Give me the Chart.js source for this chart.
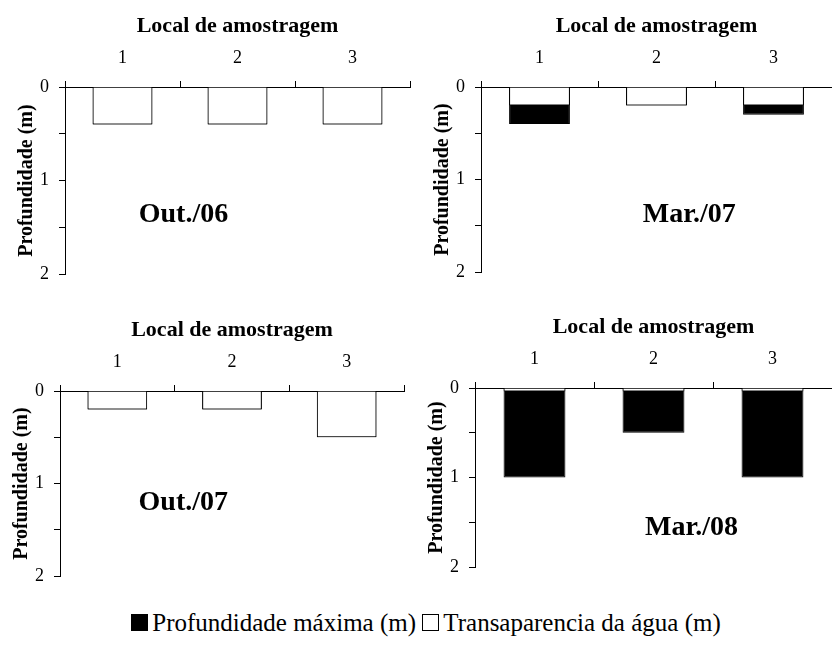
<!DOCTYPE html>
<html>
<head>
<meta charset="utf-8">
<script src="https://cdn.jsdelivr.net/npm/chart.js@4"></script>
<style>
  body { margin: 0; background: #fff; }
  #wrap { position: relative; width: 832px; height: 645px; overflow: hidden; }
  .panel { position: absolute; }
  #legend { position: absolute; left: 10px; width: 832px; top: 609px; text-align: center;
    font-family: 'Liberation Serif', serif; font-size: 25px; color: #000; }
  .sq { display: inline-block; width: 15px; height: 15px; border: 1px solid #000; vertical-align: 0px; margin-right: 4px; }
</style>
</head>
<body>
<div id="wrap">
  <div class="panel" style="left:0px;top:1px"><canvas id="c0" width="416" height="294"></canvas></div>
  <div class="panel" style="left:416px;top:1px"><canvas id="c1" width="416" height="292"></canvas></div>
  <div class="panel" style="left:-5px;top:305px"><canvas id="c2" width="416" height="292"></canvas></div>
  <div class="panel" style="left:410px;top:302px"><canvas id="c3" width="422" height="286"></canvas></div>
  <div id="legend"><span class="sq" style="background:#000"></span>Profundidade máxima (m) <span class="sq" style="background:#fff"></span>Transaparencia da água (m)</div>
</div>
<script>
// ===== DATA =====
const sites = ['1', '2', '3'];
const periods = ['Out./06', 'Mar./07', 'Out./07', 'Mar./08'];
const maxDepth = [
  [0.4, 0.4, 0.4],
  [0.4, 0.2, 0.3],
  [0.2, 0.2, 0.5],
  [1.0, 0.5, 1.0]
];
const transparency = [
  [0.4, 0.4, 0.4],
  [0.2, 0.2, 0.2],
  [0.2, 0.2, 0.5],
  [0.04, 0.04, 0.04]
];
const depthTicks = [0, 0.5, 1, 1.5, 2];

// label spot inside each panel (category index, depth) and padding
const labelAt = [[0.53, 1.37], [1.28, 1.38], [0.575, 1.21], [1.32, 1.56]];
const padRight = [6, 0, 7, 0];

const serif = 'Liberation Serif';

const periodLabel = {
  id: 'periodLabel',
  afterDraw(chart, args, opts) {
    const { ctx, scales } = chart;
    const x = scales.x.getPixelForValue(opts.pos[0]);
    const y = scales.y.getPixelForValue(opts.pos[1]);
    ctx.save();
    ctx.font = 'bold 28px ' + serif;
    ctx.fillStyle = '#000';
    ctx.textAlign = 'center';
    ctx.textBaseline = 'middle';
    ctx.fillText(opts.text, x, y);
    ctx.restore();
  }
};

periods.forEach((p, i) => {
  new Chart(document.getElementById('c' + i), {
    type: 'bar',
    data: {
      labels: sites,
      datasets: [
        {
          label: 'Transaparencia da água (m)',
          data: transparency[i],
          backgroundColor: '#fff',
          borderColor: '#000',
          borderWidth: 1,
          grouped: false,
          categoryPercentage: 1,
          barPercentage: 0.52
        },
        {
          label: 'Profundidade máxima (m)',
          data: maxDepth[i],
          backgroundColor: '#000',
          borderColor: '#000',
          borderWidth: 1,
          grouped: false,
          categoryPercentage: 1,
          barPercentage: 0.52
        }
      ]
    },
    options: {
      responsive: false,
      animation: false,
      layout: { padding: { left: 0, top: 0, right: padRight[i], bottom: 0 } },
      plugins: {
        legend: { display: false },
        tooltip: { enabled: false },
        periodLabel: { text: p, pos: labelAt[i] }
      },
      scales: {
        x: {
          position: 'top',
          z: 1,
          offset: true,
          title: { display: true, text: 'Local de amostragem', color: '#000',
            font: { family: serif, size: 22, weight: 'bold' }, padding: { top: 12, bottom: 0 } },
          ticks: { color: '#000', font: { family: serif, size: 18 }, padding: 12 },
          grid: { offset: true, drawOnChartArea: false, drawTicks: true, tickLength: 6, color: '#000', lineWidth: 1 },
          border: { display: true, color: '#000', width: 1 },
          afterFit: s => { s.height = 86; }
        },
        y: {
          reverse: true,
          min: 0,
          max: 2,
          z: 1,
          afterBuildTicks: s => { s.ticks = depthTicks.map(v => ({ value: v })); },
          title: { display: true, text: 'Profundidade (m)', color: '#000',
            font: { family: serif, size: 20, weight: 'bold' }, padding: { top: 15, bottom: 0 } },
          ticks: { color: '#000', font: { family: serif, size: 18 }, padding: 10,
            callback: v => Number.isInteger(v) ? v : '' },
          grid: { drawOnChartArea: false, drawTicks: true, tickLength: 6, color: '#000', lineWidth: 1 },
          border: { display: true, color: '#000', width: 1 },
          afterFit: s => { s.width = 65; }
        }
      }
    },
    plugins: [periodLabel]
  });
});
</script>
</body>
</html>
--
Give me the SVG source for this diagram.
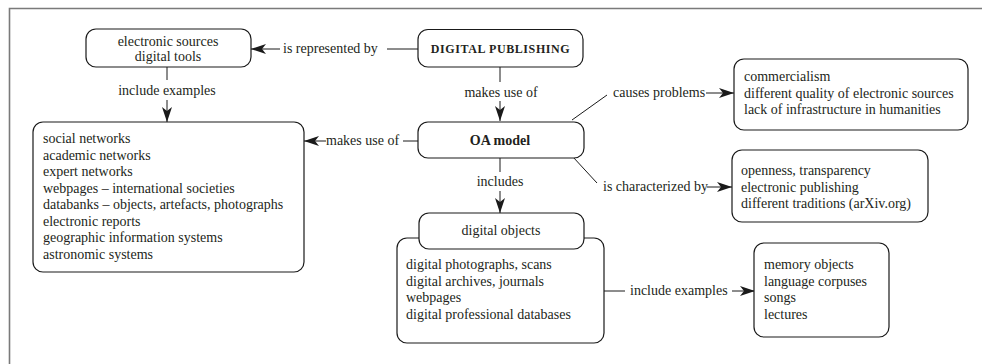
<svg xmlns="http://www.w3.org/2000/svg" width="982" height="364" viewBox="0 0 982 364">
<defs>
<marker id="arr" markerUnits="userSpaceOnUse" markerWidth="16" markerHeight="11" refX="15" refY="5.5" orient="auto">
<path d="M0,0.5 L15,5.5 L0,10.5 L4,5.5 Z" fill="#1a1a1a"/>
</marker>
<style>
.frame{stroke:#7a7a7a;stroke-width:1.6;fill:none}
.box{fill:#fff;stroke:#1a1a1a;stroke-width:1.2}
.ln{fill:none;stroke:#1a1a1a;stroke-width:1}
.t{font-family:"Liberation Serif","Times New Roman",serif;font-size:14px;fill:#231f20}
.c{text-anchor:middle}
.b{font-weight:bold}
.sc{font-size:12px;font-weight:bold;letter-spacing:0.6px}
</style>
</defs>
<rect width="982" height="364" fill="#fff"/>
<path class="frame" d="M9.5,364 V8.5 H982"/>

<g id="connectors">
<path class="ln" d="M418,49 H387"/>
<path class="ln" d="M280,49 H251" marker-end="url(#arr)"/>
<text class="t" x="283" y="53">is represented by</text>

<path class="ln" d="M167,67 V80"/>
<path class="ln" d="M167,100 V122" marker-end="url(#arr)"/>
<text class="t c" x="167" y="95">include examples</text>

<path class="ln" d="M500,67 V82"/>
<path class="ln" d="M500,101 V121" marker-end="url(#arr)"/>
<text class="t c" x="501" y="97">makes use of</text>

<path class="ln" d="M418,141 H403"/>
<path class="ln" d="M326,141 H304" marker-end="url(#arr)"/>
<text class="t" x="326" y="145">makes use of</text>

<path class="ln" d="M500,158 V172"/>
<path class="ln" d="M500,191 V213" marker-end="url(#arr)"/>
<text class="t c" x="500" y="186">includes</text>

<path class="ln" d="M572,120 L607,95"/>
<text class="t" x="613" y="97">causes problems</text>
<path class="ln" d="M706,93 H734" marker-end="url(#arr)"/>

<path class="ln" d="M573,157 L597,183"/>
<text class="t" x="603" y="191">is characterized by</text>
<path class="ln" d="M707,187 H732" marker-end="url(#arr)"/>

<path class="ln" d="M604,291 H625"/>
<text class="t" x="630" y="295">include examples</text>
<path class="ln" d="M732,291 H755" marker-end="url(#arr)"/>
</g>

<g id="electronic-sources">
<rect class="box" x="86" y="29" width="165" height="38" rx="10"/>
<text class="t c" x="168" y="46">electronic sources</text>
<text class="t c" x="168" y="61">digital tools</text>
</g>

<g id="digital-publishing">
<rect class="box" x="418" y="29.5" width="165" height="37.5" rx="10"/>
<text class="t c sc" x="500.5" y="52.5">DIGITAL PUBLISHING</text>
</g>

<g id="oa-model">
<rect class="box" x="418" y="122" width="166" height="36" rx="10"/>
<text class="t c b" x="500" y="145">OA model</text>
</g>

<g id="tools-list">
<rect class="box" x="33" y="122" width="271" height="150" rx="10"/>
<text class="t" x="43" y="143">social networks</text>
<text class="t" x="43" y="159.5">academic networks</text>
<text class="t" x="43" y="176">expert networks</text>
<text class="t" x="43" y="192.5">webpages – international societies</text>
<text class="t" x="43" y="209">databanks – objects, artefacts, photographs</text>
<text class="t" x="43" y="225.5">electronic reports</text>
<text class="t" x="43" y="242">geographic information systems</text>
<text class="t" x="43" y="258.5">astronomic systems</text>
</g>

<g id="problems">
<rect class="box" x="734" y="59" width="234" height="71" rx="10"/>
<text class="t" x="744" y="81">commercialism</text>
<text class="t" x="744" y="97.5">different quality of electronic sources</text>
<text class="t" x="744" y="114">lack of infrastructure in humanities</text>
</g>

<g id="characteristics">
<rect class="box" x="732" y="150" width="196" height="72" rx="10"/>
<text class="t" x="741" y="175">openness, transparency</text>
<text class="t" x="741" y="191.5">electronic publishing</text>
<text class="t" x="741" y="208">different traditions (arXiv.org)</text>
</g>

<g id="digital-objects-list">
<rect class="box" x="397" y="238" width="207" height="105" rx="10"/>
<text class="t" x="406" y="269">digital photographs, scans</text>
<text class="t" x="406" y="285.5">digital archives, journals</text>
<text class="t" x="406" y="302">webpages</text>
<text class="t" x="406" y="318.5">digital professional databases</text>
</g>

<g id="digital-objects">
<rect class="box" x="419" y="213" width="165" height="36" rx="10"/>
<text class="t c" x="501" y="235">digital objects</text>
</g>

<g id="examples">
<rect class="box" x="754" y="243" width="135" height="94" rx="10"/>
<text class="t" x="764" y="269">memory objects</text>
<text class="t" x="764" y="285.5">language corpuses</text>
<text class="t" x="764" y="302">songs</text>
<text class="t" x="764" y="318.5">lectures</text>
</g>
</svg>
--
WHAT YOU WILL DO
Only the lines from "Give me the Chart.js source for this chart." through "const serif = 'Liberation Serif';" should appear in your output, copied exactly with both end lines, and with no pictures.

ANSWER BELOW
Give me the Chart.js source for this chart.
<!DOCTYPE html>
<html>
<head>
<meta charset="utf-8">
<script src="https://cdn.jsdelivr.net/npm/chart.js@4"></script>
<style>
  body { margin: 0; background: #fff; }
  #wrap { position: relative; width: 832px; height: 645px; overflow: hidden; }
  .panel { position: absolute; }
  #legend { position: absolute; left: 10px; width: 832px; top: 609px; text-align: center;
    font-family: 'Liberation Serif', serif; font-size: 25px; color: #000; }
  .sq { display: inline-block; width: 15px; height: 15px; border: 1px solid #000; vertical-align: 0px; margin-right: 4px; }
</style>
</head>
<body>
<div id="wrap">
  <div class="panel" style="left:0px;top:1px"><canvas id="c0" width="416" height="294"></canvas></div>
  <div class="panel" style="left:416px;top:1px"><canvas id="c1" width="416" height="292"></canvas></div>
  <div class="panel" style="left:-5px;top:305px"><canvas id="c2" width="416" height="292"></canvas></div>
  <div class="panel" style="left:410px;top:302px"><canvas id="c3" width="422" height="286"></canvas></div>
  <div id="legend"><span class="sq" style="background:#000"></span>Profundidade máxima (m) <span class="sq" style="background:#fff"></span>Transaparencia da água (m)</div>
</div>
<script>
// ===== DATA =====
const sites = ['1', '2', '3'];
const periods = ['Out./06', 'Mar./07', 'Out./07', 'Mar./08'];
const maxDepth = [
  [0.4, 0.4, 0.4],
  [0.4, 0.2, 0.3],
  [0.2, 0.2, 0.5],
  [1.0, 0.5, 1.0]
];
const transparency = [
  [0.4, 0.4, 0.4],
  [0.2, 0.2, 0.2],
  [0.2, 0.2, 0.5],
  [0.04, 0.04, 0.04]
];
const depthTicks = [0, 0.5, 1, 1.5, 2];

// label spot inside each panel (category index, depth) and padding
const labelAt = [[0.53, 1.37], [1.28, 1.38], [0.575, 1.21], [1.32, 1.56]];
const padRight = [6, 0, 7, 0];

const serif = 'Liberation Serif';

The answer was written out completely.